** Instruction **
Can you set down, exactly as they appear below, the lines from the opening of the material through the one bearing "from bokeh.resources import INLINE", minus the pictures?

** Source material **
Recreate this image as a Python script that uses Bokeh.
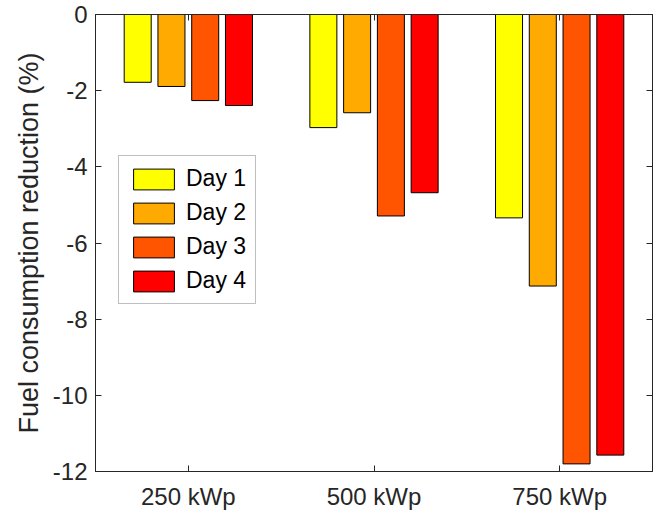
from bokeh.plotting import figure
from bokeh.models import (FactorRange, Range1d, ColumnDataSource, LinearAxis,
                          CategoricalAxis, FixedTicker, Legend, LegendItem,
                          PrintfTickFormatter, CustomJSTickFormatter)
from bokeh.transform import dodge
from bokeh.embed import file_html
from bokeh.resources import INLINE

# ---- data ----
categories = ["250 kWp", "500 kWp", "750 kWp"]
series_names = ["Day 1", "Day 2", "Day 3", "Day 4"]
day1 = [-1.78, -2.97, -5.34]
day2 = [-1.89, -2.58, -7.13]
day3 = [-2.26, -5.29, -11.80]
day4 = [-2.39, -4.68, -11.57]
y_ticks = [-12, -10, -8, -6, -4, -2, 0]
y_label = "Fuel consumption reduction (%)"

colors = ["#FFFF00", "#FFAA00", "#FF5500", "#FF0000"]
FONT = "Liberation Sans"
AX = "#262626"

source = ColumnDataSource(dict(cat=categories, d1=day1, d2=day2, d3=day3, d4=day4))
cols = ["d1", "d2", "d3", "d4"]

p = figure(width=661, height=512,
           x_range=FactorRange(*categories, range_padding=0),
           y_range=Range1d(-12, 0),
           output_backend="svg", toolbar_location=None,
           min_border_left=95, min_border_right=9,
           min_border_top=14, min_border_bottom=40)
p.background_fill_color = "white"
p.border_fill_color = "white"
p.outline_line_color = AX
p.xgrid.visible = False
p.ygrid.visible = False

n = len(cols)
gw = min(0.8, n / (n + 1.5))
bw = gw / n * 0.8
items = []
for i, (c, name, col) in enumerate(zip(cols, series_names, colors)):
    off = (i - (n - 1) / 2) * gw / n
    r = p.vbar(x=dodge("cat", off, range=p.x_range), top=c, bottom=0, width=bw,
               source=source, fill_color=col, line_color="black", line_width=1)
    items.append(LegendItem(label=name, renderers=[r]))

legend = Legend(items=items, location=(23, 167), margin=0, padding=9, spacing=7,
                glyph_width=51, glyph_height=26, label_standoff=7,
                label_text_font=FONT, label_text_font_size="23px",
                label_text_color="black", border_line_color="#808080",
                border_line_width=1, background_fill_color="white",
                background_fill_alpha=1)
p.add_layout(legend, "center")


def style(ax, labels=True):
    ax.axis_line_color = AX
    ax.axis_line_width = 1
    ax.major_tick_line_color = AX
    ax.major_tick_in = 6
    ax.major_tick_out = 0
    ax.minor_tick_line_color = None
    ax.major_label_text_font = FONT
    ax.major_label_text_color = AX
    if labels:
        ax.major_label_text_font_size = "24px"
    else:
        ax.major_label_text_font_size = "0px"
        ax.major_label_standoff = 0


yl = p.yaxis[0]
yl.ticker = FixedTicker(ticks=y_ticks)
yl.formatter = PrintfTickFormatter(format="%d")
style(yl)
yl.major_label_standoff = 8
yl.axis_label = y_label
yl.axis_label_text_font = FONT
yl.axis_label_text_font_size = "27px"
yl.axis_label_text_font_style = "normal"
yl.axis_label_text_color = AX
yl.axis_label_standoff = 6

xb = p.xaxis[0]
style(xb)
xb.major_label_standoff = 11

yr = LinearAxis(ticker=FixedTicker(ticks=y_ticks),
                formatter=CustomJSTickFormatter(code="return ''"))
style(yr, labels=False)
p.add_layout(yr, "right")

xt = CategoricalAxis(formatter=CustomJSTickFormatter(code="return ''"))
style(xt, labels=False)
p.add_layout(xt, "above")

open("out.html", "w").write(file_html(p, INLINE))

** Output below **
Recreate this image as a Python script that uses Bokeh.
from bokeh.plotting import figure
from bokeh.models import (FactorRange, Range1d, ColumnDataSource, LinearAxis,
                          CategoricalAxis, FixedTicker, Legend, LegendItem,
                          PrintfTickFormatter, CustomJSTickFormatter)
from bokeh.transform import dodge
from bokeh.embed import file_html
from bokeh.resources import INLINE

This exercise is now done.